Royal Glenora Club
- Abbreviation: RGC
- Formation: 1961; 65 years ago
- Merger of: Glenora Skating and Tennis Club, Braemar Badminton Club, Royal Curling Club
- Location: 11160 River Valley Road NW, Edmonton;
- Coordinates: 53°32′00″N 113°30′57″W﻿ / ﻿53.5334°N 113.5157°W
- Services: Aquatics, arena, badminton, fitness, gymnastics, massage therapy, figure skating, squash, tennis
- Chief executive officer: Dustin McAvoy
- Website: royalglenora.com

= Royal Glenora Club =

Sports club in Edmonton, Alberta

The Royal Glenora Club is a member-owned, private sport and social club in Edmonton, Alberta, Canada. Opened in 1961, the Royal Glenora started as an amalgamation of three Edmonton sport clubs; the Glenora Skating and Tennis Club, the Braemar Badminton Club, and the Royal Curling Club.
The club has several tennis, squash and badminton courts. In addition, the club features an indoor glass-enclosed pool with a retractable roof and an indoor ice arena.

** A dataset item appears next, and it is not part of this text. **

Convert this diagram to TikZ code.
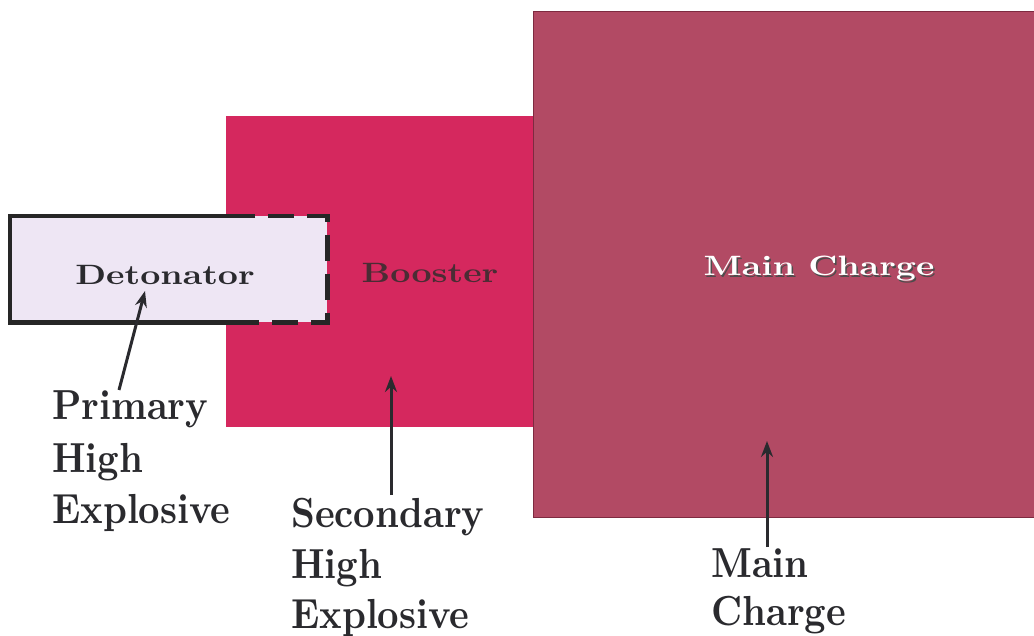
\documentclass[tikz,border=0pt]{standalone}
\usepackage{fontspec}
\usepackage{graphicx}
\newfontfamily\lmbf{lmroman10-bold}[Extension=.otf]
\usetikzlibrary{calc,arrows.meta}
\definecolor{maincol}{HTML}{B24A64}
\definecolor{mainedge}{HTML}{7E2A40}
\definecolor{boostcol}{HTML}{D5285E}
\definecolor{detfill}{HTML}{EEE6F4}
\definecolor{inkcol}{HTML}{2A2A2E}
\definecolor{boosttext}{HTML}{4A2C34}
\newcommand\widetxt[1]{\scalebox{1.25}[1]{#1}}
\newcommand\labtxt[1]{\scalebox{0.89}[1]{#1}}
\tikzset{
  inner/.style={font=\lmbf\fontsize{28}{32}\selectfont, inner sep=0pt, anchor=base},
  lab/.style={font=\lmbf\fontsize{42}{50}\selectfont, text=inkcol, inner sep=0pt, anchor=base west},
  arr/.style={draw=inkcol, line width=3pt, -{Stealth[length=16pt,width=12pt]}},
  border/.style={draw=black!85, line width=4.5pt}
}
\begin{document}
\begin{tikzpicture}[x=1pt,y=-1pt]
\useasboundingbox (0,0) rectangle (1034,636);
% booster
\node[fill=boostcol, minimum width=309pt, minimum height=311pt, inner sep=0pt, anchor=north west] (boost) at (226,116) {};
% main charge
\node[fill=maincol, minimum width=502pt, minimum height=505pt, inner sep=0pt, anchor=north west] (main) at (533,12) {};
\draw[mainedge, line width=1pt] (main.north east) -- (main.north west) -- (main.south west) -- (main.south east);
% detonator
\node[fill=detfill, minimum width=317pt, minimum height=106pt, inner sep=0pt, anchor=north west] (det) at (10,216) {};
\coordinate (dtop) at ($(det.north west)+(245,0)$);
\coordinate (dbot) at ($(det.south west)+(245,0)$);
\draw[border, line join=miter] (dtop) -- (det.north west) -- (det.south west) -- (dbot);
\draw[border, line join=miter, dash pattern=on 26pt off 13pt, dash phase=26pt] (dtop) -- (det.north east) -- (det.south east) -- (dbot);
% inner texts
\node[inner, text=inkcol] (dett) at (165,285) {\widetxt{Detonator}};
\node[inner, text=boosttext] (boostt) at (430,283) {\widetxt{Booster}};
\node[inner, text=black!70] (maintsh) at (820.5,277.5) {\widetxt{Main Charge}};
\node[inner, text=white] (maint) at (819,276) {\widetxt{Main Charge}};
% labels
\node[lab] (p1) at (52,420) {\labtxt{Primary}};
\node[lab] (p2) at (52,472) {\labtxt{High}};
\node[lab] (p3) at (52,523) {\labtxt{Explosive}};
\node[lab] (s1) at (291,527) {\labtxt{Secondary}};
\node[lab] (s2) at (291,578) {\labtxt{High}};
\node[lab] (s3) at (291,628) {\labtxt{Explosive}};
\node[lab] (m1) at (711,577) {\labtxt{Main}};
\node[lab] (m2) at (711,625) {\labtxt{Charge}};
% arrows
\coordinate (pfoot) at (119,390);
\coordinate (ptip) at (145,291);
\coordinate (sfoot) at (391,495);
\coordinate (stip) at (391,376);
\coordinate (mfoot) at (767,547);
\coordinate (mtip) at (767,441);
\draw[arr] (pfoot) -- (ptip);
\draw[arr] (sfoot) -- (stip);
\draw[arr] (mfoot) -- (mtip);
\end{tikzpicture}
\end{document}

The Royal Glenora Club was the location of the 2006 Women's World Team Squash Championship.

The club is one of the major training sites for figure skating in Canada. Notable skaters who have trained at or represented the Royal Glenora Club include Kurt Browning, Jamie Sale and David Pelletier, Michael Slipchuk, Susan Humphreys, Annabelle Langlois and Cody Hay, and Kristi Yamaguchi.